There was a 93% increase in malicious web domains related to the word ‘travel’ in the first three months of 2021, according to threat intelligence firm Webroot.
Analysis from its real-time anti-phishing protection system found that cyber criminals have increasingly targeted people who are searching for holidays and weekend breaks.
Nick Emanuel, senior director of product at Webroot, said: “The length and duration of the pandemic has allowed hackers an extended opportunity to hone and craft their domains.”
He adds: “The language used in these malicious domain names is highly reflective of current trends, and key events like travel bans introduced globally have a direct impact on how hackers create resources to trick people.”
Don’t get caught out
Scammers are adept at creating scams that tap into the zeitgeist, as this report again proves. The uptick in travel-related scams comes as COVID-19 vaccine rollouts progress steadily across the globe and a growing sense that life as normal – or, rather, life as it was – will soon return.
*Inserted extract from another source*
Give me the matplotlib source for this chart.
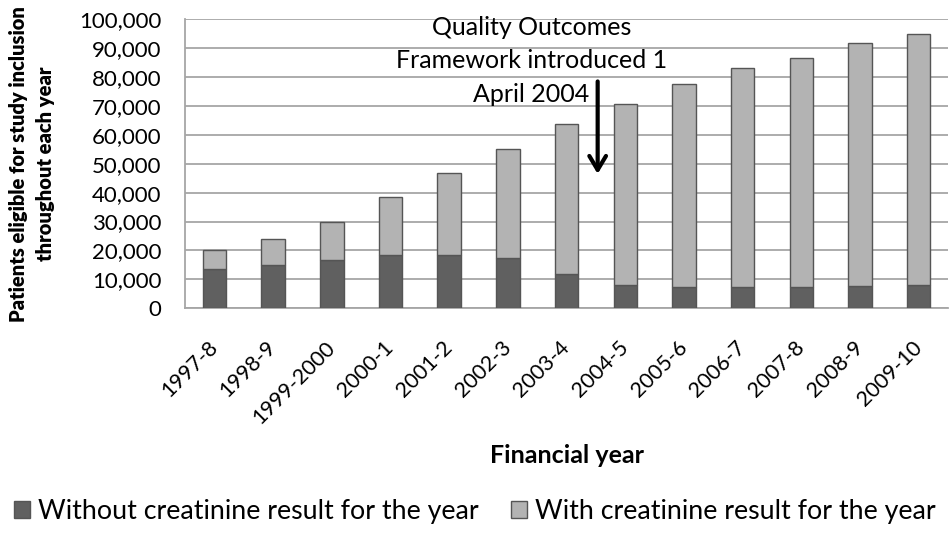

Among the things that people have been looking forward to most is the chance to travel. Indeed, surely one of the most popular pastimes of lockdown has been to plan extravagant holidays and vowing to never again take for granted our ability to leave home for more than a few hours at a time.
But as eager as we are for the chance to travel, we must be careful not to fall into scammers’ traps.
The demand for flights and accommodations means it will be hard to find good deals, so if you see an advert or social media post promoting bargains, it will be hard not to click.
But before handing over any sensitive or financial information, you must take the time to review whether the site can be trusted.
Does the domain begin with ‘https’, indicating that the information is encrypted and that the page is registered to who it claims to be? Does the page contain spelling or grammatical mistakes? Have you read any independent reviews of the company?
By answering these questions, you can put your mind to rest about whether the site can be trusted.